Local

Hunters could have gone to jail for this in Bibb, but it was OK in Houston

Whitetail deer make their way to cover in rural Monroe County in 2015. The Georgia Department of Natural Resources on Wednesday approved a change that effectively makes hunting deer over bait legal statewide if it is on private property.
Whitetail deer make their way to cover in rural Monroe County in 2015. The Georgia Department of Natural Resources on Wednesday approved a change that effectively makes hunting deer over bait legal statewide if it is on private property. bcabell@macon.com

For years hunters in South Georgia could hunt deer over bait while those in a line that runs from Bibb County north could go to jail for it.

But a vote by the Georgia Department of Natural Resources board now effectively makes hunting deer near bait legal statewide on private property. It will take effect in the hunting season this fall.

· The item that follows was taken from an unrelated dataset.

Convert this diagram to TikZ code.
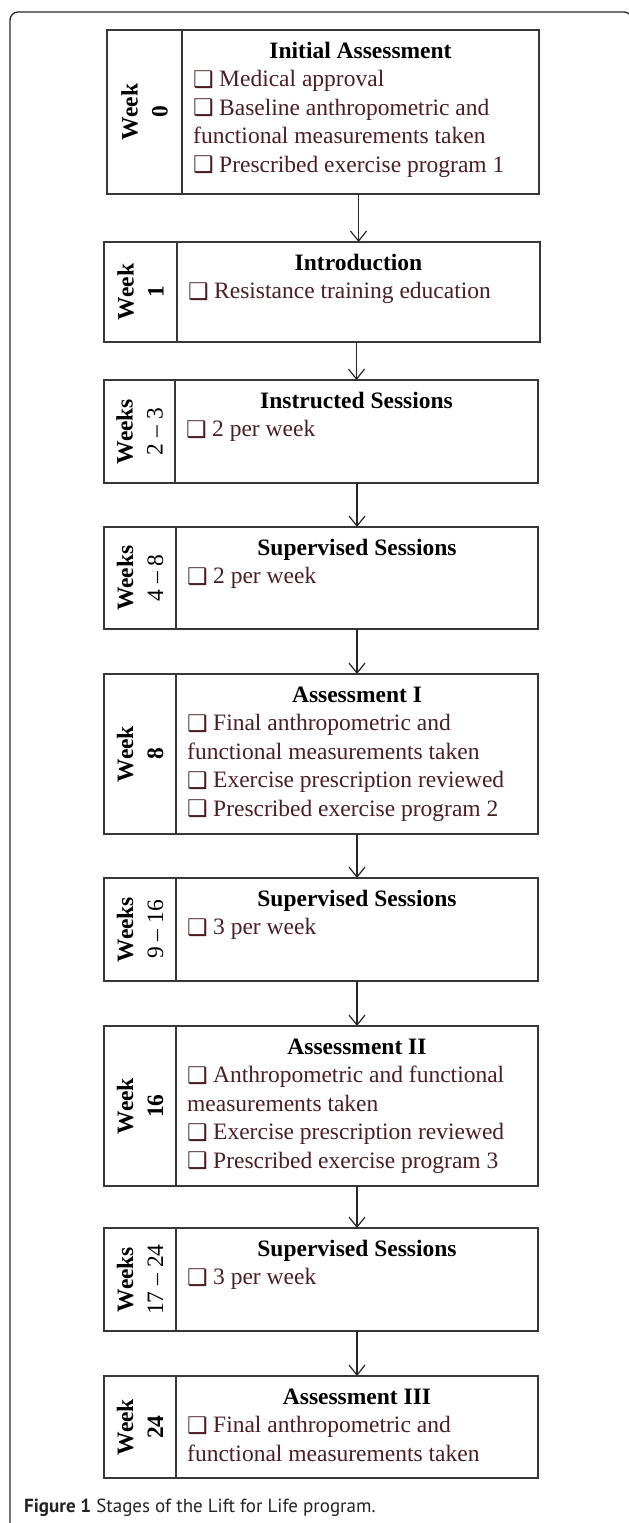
\documentclass[tikz,border=0pt]{standalone}
\usepackage{fontspec}
\setmainfont{Liberation Serif}
\newfontfamily\boxglyph{DejaVu Sans}
\newfontfamily\capfont{PT Sans}
\usetikzlibrary{arrows.meta}
\definecolor{itemcol}{RGB}{75,30,35}
\definecolor{boxcol}{RGB}{55,55,55}
\definecolor{capcol}{RGB}{35,35,35}
\newcommand\chk{\makebox[26pt][l]{\raisebox{-0.5pt}{\boxglyph\fontsize{23}{23}\selectfont ❑}}}
\newcommand\stg[7]{%
  \node[cell, minimum width={#3-#2}, minimum height={#6-#5}] (#1w) at (#2,#5) {};
  \node[cell, minimum width={#4-#3}, minimum height={#6-#5}] (#1s) at (#3,#5) {};
  \node[weeklbl] (#1l) at (#1w.center) {#7};
}
\newcommand\ttlline[3]{\node[ttl, yshift=-28pt] (#1) at (#2.north) {#3};}
\newcommand\itmline[4]{\node[itm, xshift=11pt, yshift={-28-28.5*#3}] (#1) at (#2.north west) {#4};}
\begin{document}
\begin{tikzpicture}[x=1pt,y=-1pt,
  cell/.style={draw=boxcol, line width=1.6pt, inner sep=0pt, outer sep=0pt, anchor=north west},
  weeklbl/.style={rotate=90, align=center, font=\fontsize{23.5}{30}\selectfont, inner sep=0pt},
  ttl/.style={anchor=base, font=\fontsize{23.5}{28.5}\selectfont\bfseries, inner sep=0pt},
  itm/.style={anchor=base west, font=\fontsize{23.5}{28.5}\selectfont, text=itemcol, inner sep=0pt},
  arr/.style={draw=black!85, line width=1.2pt, -{Straight Barb[length=10pt,width=16pt]}},
  frame/.style={draw=black!85, line width=1.3pt, rounded corners=8pt},
]
\useasboundingbox (0,0) rectangle (629,1523);
\clip (0,0) rectangle (629,1523);
\draw[frame] (632,40) -- (632,12) -- (10,12) -- (10,1531) -- (40,1531);

\stg{b1}{107}{182}{539}{30}{194}{\textbf{Week}\\\textbf{0}}
\stg{b2}{104}{177}{540}{242}{342}{\textbf{Week}\\\textbf{1}}
\stg{b3}{104}{175}{538}{380}{483}{\textbf{Weeks}\\2 – 3}
\stg{b4}{104}{176}{538}{527}{629}{\textbf{Weeks}\\4 – 8}
\stg{b5}{104}{176}{538}{674}{834}{\textbf{Week}\\\textbf{8}}
\stg{b6}{104}{176}{538}{878}{981}{\textbf{Weeks}\\9 – 16}
\stg{b7}{104}{176}{538}{1026}{1186}{\textbf{Week}\\\textbf{16}}
\stg{b8}{104}{176}{538}{1228}{1331}{\textbf{Weeks}\\17 – 24}
\stg{b9}{104}{176}{538}{1376}{1478}{\textbf{Week}\\\textbf{24}}

\ttlline{b1t}{b1s}{Initial Assessment}
\itmline{b1a}{b1s}{1}{\chk Medical approval}
\itmline{b1b}{b1s}{2}{\chk Baseline anthropometric and}
\itmline{b1c}{b1s}{3}{functional measurements taken}
\itmline{b1d}{b1s}{4}{\chk Prescribed exercise program 1}

\ttlline{b2t}{b2s}{Introduction}
\itmline{b2a}{b2s}{1}{\chk Resistance training education}

\ttlline{b3t}{b3s}{Instructed Sessions}
\itmline{b3a}{b3s}{1}{\chk 2 per week}

\ttlline{b4t}{b4s}{Supervised Sessions}
\itmline{b4a}{b4s}{1}{\chk 2 per week}

\ttlline{b5t}{b5s}{Assessment I}
\itmline{b5a}{b5s}{1}{\chk Final anthropometric and}
\itmline{b5b}{b5s}{2}{functional measurements taken}
\itmline{b5c}{b5s}{3}{\chk Exercise prescription reviewed}
\itmline{b5d}{b5s}{4}{\chk Prescribed exercise program 2}

\ttlline{b6t}{b6s}{Supervised Sessions}
\itmline{b6a}{b6s}{1}{\chk 3 per week}

\ttlline{b7t}{b7s}{Assessment II}
\itmline{b7a}{b7s}{1}{\chk Anthropometric and functional}
\itmline{b7b}{b7s}{2}{measurements taken}
\itmline{b7c}{b7s}{3}{\chk Exercise prescription reviewed}
\itmline{b7d}{b7s}{4}{\chk Prescribed exercise program 3}

\ttlline{b8t}{b8s}{Supervised Sessions}
\itmline{b8a}{b8s}{1}{\chk 3 per week}

\ttlline{b9t}{b9s}{Assessment III}
\itmline{b9a}{b9s}{1}{\chk Final anthropometric and}
\itmline{b9b}{b9s}{2}{functional measurements taken}

\draw[arr] (b1s.south -| b2s.north) -- (b2s.north);
\draw[arr] (b2s.south -| b3s.north) -- (b3s.north);
\draw[arr] (b3s.south -| b4s.north) -- (b4s.north);
\draw[arr] (b4s.south -| b5s.north) -- (b5s.north);
\draw[arr] (b5s.south -| b6s.north) -- (b6s.north);
\draw[arr] (b6s.south -| b7s.north) -- (b7s.north);
\draw[arr] (b7s.south -| b8s.north) -- (b8s.north);
\draw[arr] (b8s.south -| b9s.north) -- (b9s.north);

\node[anchor=base west, inner sep=0pt, font=\capfont\fontsize{19}{20}\selectfont, text=capcol] (cap) at (24,1512) {\textbf{Figure 1} Stages of the Lift for Life program.};
\end{tikzpicture}
\end{document}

The issue was discussed in the General Assembly this year, but the legislature could not come to an agreement on whether to make the law uniform throughout the state. While DNR cannot change the law, it can change the hunting zones. The board voted to essentially do away with the northern zone, making the baiting law uniform statewide.

The state had been divided into a north hunting zone and south hunting zone, with the dividing line running through Middle Georgia. Upson, Crawford, Bibb, Jones and Baldwin counties were in the north while counties south of those were in the southern zone.

John Trussell, a Houston County deer hunter and wildlife advocate, said the law on hunting deer over bait was the only significant difference between the two zones. With Wednesday's vote, the board changed the zone lines to make only the Chattahoochee National Forest the northern zone, and the rest of the state is now in the southern zone.

Trussell said it was a good move because it makes the law uniform and will free up game wardens to spend more time on other things.

"It was a big factor for game wardens trying to track this kind of stuff down," he said. "They really need to be working on things other than that."

He said the reason for the differing law had been that there were more deer and more food for them in the south, but Trussell said the population is in good shape statewide.

Anyone caught hunting deer over bait in the north could have been charged with a misdemeanor crime, punishable by up to a year in jail. But there were some murky legal issues involved. Landowners in the north could put deer feeders on their property, even during hunting season, but they could not hunt within 200 yards of a feeder or within sight of it. However, baited hog hunting is legal year round, so hunters could claim they were hog hunting if they were caught near a feeder, Trussell said.

Dan Slagle, a Crawford County land owner and avid deer hunter, was happy about DNR's move. He said he did not especially want to hunt over bait, but he didn't see any reason why it should be a crime in Crawford County and perfectly legal in adjacent Peach and Taylor counties.

"I didn’t think it's appropriate for hunters in the southern part of the state to have different rights and privileges than hunters in the northern part of the state," he said.

He uses feeders on his property during the off season, with a special feed to supply needed nutrients to deer. During deer season he removes the feeders, so there will be no question about distances if a game warden shows up. Game wardens can go onto private property at any time to ensure hunting regulations are being followed.

People may envision that hunting over bait is easy, even unsporting, but Trussell and Slagle said that isn't the case. A buck, Trussell said, will rarely approach a feeder while doe typically come only a night due to the human scent. For that reason, both he and Slagle said they do not expect the change will result in a significant reduction in the deer population.

Winburn "Brother" Stewart Jr., president and CEO of Bibb Distributing Co. in Macon, is a member of the DNR board. He was not at Wednesday's meeting but said he supports the decision. Stewart, who has struck deer three times with his vehicle, has concerns that the deer population is too large and contributes to higher auto insurance costs.

"We do have too many deer, and I think this may help that," he said.

Last year DNR estimated the state's deer population to be 1.27 million, up from 960,000 in 2005.